Importantly, an expose of the process of holistic review of the residency application dossier revealed opportunities for biomedical/foundational sciences to promote strong applications by providing students with research activities. Dr. Gould then presented the mission statement of his home institution, OUWB, and showcased their Department of Foundational Medical Studies (FMS), which encompasses approximately 40 faculty members, including those in basic science and medical education, medical humanities, community/public health, traditional (bench) researchers and medical librarians. As part of the department’s approach to research activities, he discussed their longitudinal, 4-year required research program (Embark). Students are paired with mentors and receive training across multiple domains of the research design and implementation process, including navigating IRB requirements, presentation skills, abstract writing, and paper publication. Dr. Gould noted the possibility of using the outcomes of student research activities as quantifiable metrics for residency application, which will favor the development of research programs.

Finally, Dr. Gould described the COVID-19 pandemic as a significant catalyst for the changes medical education has already been experiencing recently. This includes an increase in medical school and residency applications, which have not been accompanied by an increase in federally-funded residency programs. While not necessarily a novel trend, this does contribute to application inflation and makes holistic review more challenging. Other significant changes include the transition of USMLE Step 2 CS to a virtual format, along with a vast majority of medical education. COVID-19 has also forced a more rapid acceleration in the digitization of teaching materials across the literature. He highlighted factors that contributed to his FMS department’s adaptation to the COVID-19 pandemic, crediting the department’s collaborative nature as well as the presence of faculty already devoted to medical education in mounting a rapid and effective response to the unforeseen changes. A robust faculty development program also enabled a quick transition to online learning and asynchronous education, while promoting evaluation of effectiveness.

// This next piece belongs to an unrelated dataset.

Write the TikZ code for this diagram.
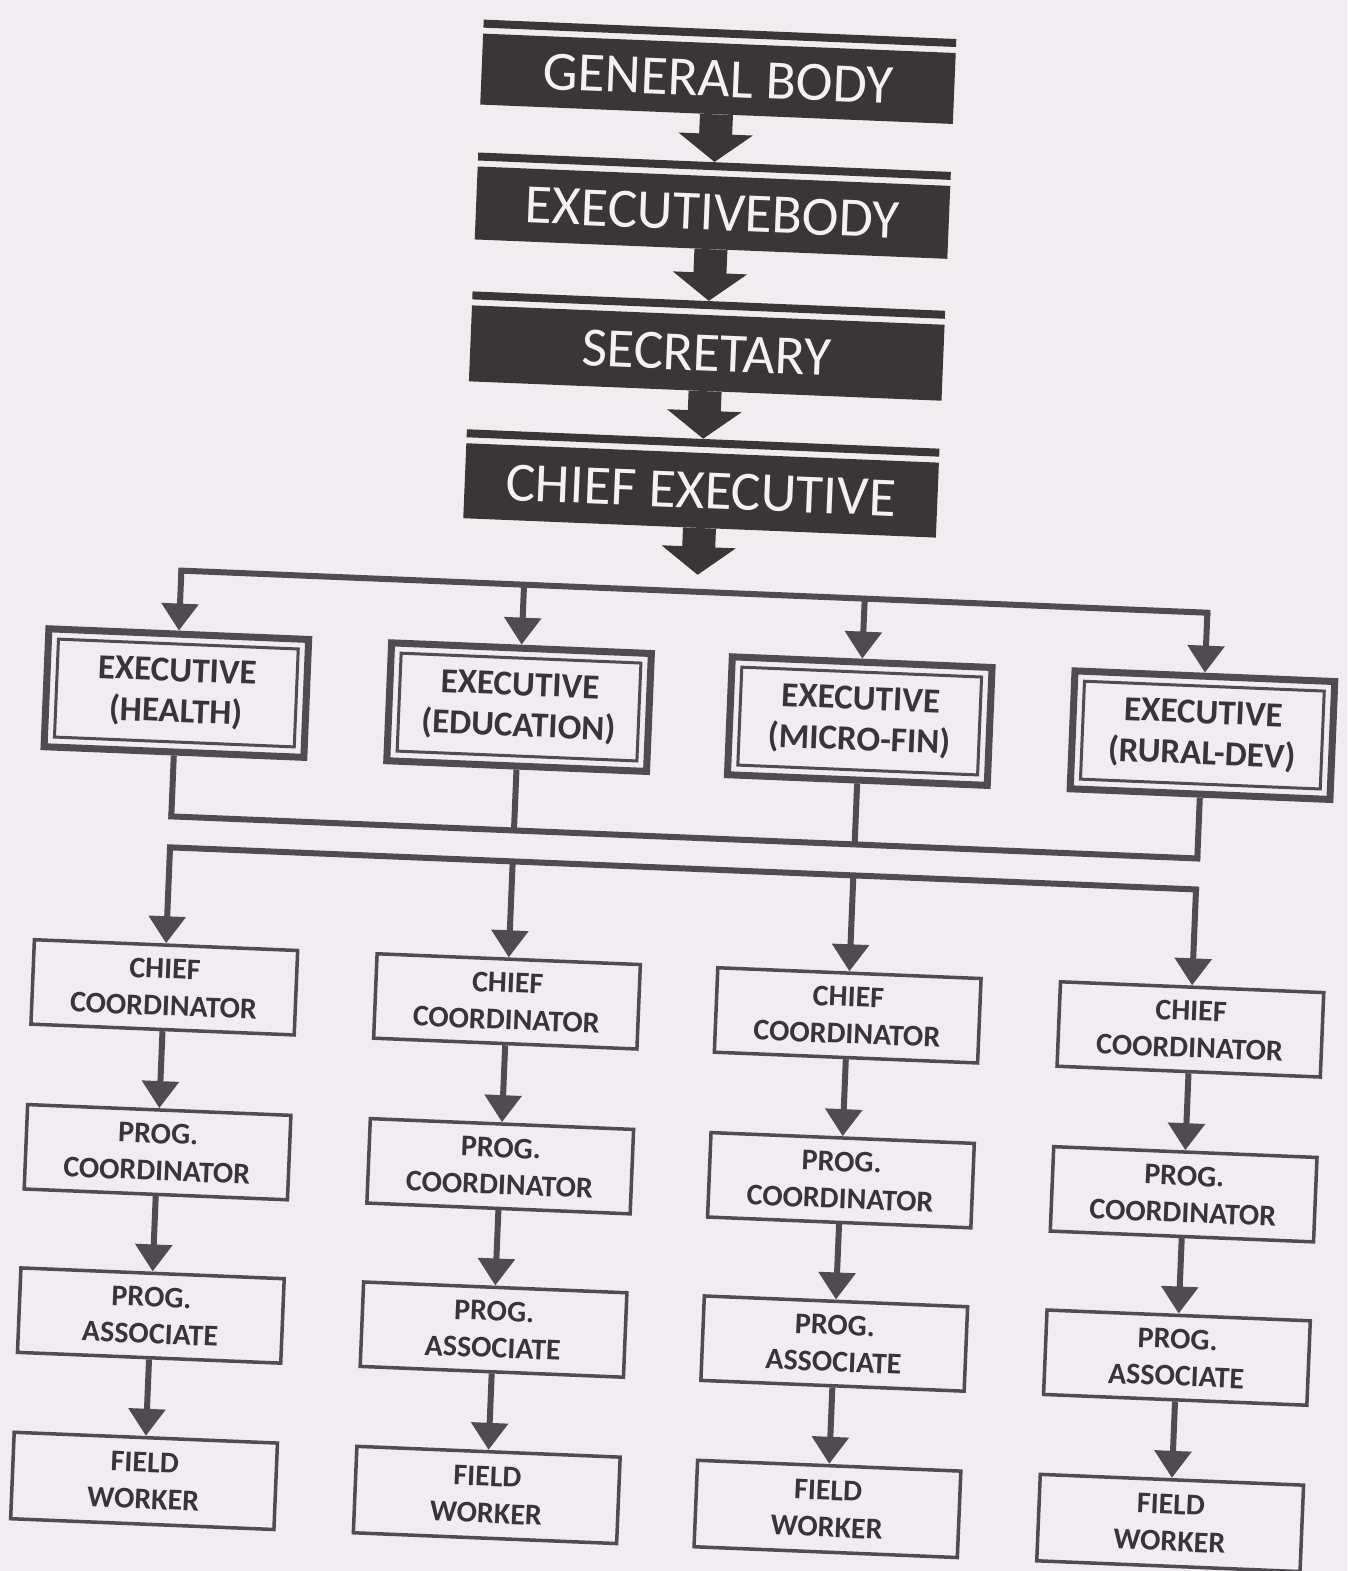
\documentclass[tikz,border=0pt]{standalone}
\usepackage{fontspec}
\setmainfont{Carlito}
\usetikzlibrary{arrows.meta}
\definecolor{paper}{RGB}{240,236,240}
\definecolor{topfill}{RGB}{58,54,55}
\definecolor{toptext}{RGB}{244,241,244}
\definecolor{linec}{RGB}{78,76,78}
\definecolor{boxtext}{RGB}{55,53,55}
\tikzset{
  topbox/.style={fill=topfill, text=toptext, minimum width=473pt, inner sep=0pt, font=\fontsize{55.5}{60}\selectfont},
  topbar/.style={fill=topfill, minimum width=473pt, minimum height=8pt, inner sep=0pt},
  bigarrow/.style={draw=topfill, line width=33pt, -{Triangle[width=73pt,length=28pt]}},
  execbox/.style={draw=linec, line width=7pt, minimum width=260pt, minimum height=118pt, inner sep=0pt, align=center, text=boxtext, font=\bfseries\fontsize{35}{41}\selectfont},
  innerframe/.style={draw=linec, line width=3pt},
  unitbox/.style={draw=linec, line width=3.5pt, minimum width=263.5pt, minimum height=84.5pt, inner sep=0pt, align=center, text=boxtext, font=\bfseries\fontsize{30}{37}\selectfont},
  conn/.style={draw=linec, line width=6pt},
  thinarrow/.style={conn, -{Triangle[width=36pt,length=27pt]}},
}
\begin{document}
\begin{tikzpicture}[x=1pt,y=-1pt]
\useasboundingbox (0,0) rectangle (1347,1571);
\fill[paper] (0,0) rectangle (1347,1571);
\clip (0,0) rectangle (1347,1571);
\begin{scope}[rotate around={-2.35:(673,785)}, transform shape]
% top chain
\node[topbar] (gbbar) at (689,32) {};
\node[topbox, minimum height=71pt] (gb) at (689,77.5) {GENERAL BODY};
\node[topbar] (ebbar) at (689,165) {};
\node[topbox, minimum height=73pt] (eb) at (689,211.5) {EXECUTIVEBODY};
\node[topbar] (secbar) at (689,304) {};
\node[topbox, minimum height=76pt] (sec) at (689,352) {SECRETARY};
\node[topbar] (cebar) at (689,442) {};
\node[topbox, minimum height=75pt] (ce) at (689,489.5) {CHIEF EXECUTIVE};
\coordinate (cetip) at (689,574);
\draw[bigarrow] (gb.south) -- (ebbar.north);
\draw[bigarrow] (eb.south) -- (secbar.north);
\draw[bigarrow] (sec.south) -- (cebar.north);
\draw[bigarrow] (ce.south) -- (cetip);
% executives
\node[execbox] (e1) at (173,713.5) {EXECUTIVE\\(HEALTH)};
\node[execbox] (e2) at (516,713.5) {EXECUTIVE\\(EDUCATION)};
\node[execbox] (e3) at (857,713.5) {EXECUTIVE\\(MICRO-FIN)};
\node[execbox] (e4) at (1200,713.5) {EXECUTIVE\\(RURAL-DEV)};
\foreach \e in {e1,e2,e3,e4}{
  \draw[innerframe] ([xshift=13.5pt,yshift=-13.5pt]\e.north west) rectangle ([xshift=-13.5pt,yshift=13.5pt]\e.south east);
}
\coordinate (bus) at (0,591);
\draw[conn, line cap=rect] (e1.north |- bus) -- (e4.north |- bus);
\foreach \e in {e1,e2,e3,e4}{
  \draw[thinarrow] (\e.north |- bus) -- (\e.north);
}
\coordinate (ub) at (0,837);
\draw[conn, line cap=rect] (e1.south |- ub) -- (e4.south |- ub);
\foreach \e in {e1,e2,e3,e4}{
  \draw[conn] (\e.south) -- (\e.south |- ub);
}
% columns
\foreach \i/\x in {1/173,2/516,3/857,4/1200}{
  \node[unitbox] (c\i) at (\x,1008) {CHIEF\\COORDINATOR};
  \node[unitbox] (p\i) at (\x,1173) {PROG.\\COORDINATOR};
  \node[unitbox] (a\i) at (\x,1336.5) {PROG.\\ASSOCIATE};
  \node[unitbox, minimum height=86.5pt] (f\i) at (\x,1502) {FIELD\\WORKER};
}
\coordinate (lb) at (0,868);
\draw[conn, line cap=rect] (c1.north |- lb) -- (c4.north |- lb);
\foreach \i in {1,2,3,4}{
  \draw[thinarrow] (c\i.north |- lb) -- (c\i.north);
  \draw[thinarrow] (c\i.south) -- (p\i.north);
  \draw[thinarrow] (p\i.south) -- (a\i.north);
  \draw[thinarrow] (a\i.south) -- (f\i.north);
}
\end{scope}
\end{tikzpicture}
\end{document}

While the number of traditionally-structured foundational sciences departments has been decreasing over the last two decades, Dr. Gould suggested this may be due to department name changes and combination of disciplines into single departments. In fact, according to the AAMC, overall numbers of basic/foundational science departments have increased 33% over the last five years, and the number of foundational science faculty has increased from 14,047 in 1998 to 18601 in 2018, with 21% of medical school faculty holding a PhD as of 2018 [2]. As continued changes to medical education are inevitable, Dr. Gould strongly promoted the increase and development of dedicated foundational science medical education faculty, who are invested in maintaining and innovating effective education in the face of unforeseen events, such as the COVID-19 pandemic and the transition of the USMLE Step 1 to P/F.


1. National Resident Matching Program. Program Director Survey Results. 2018.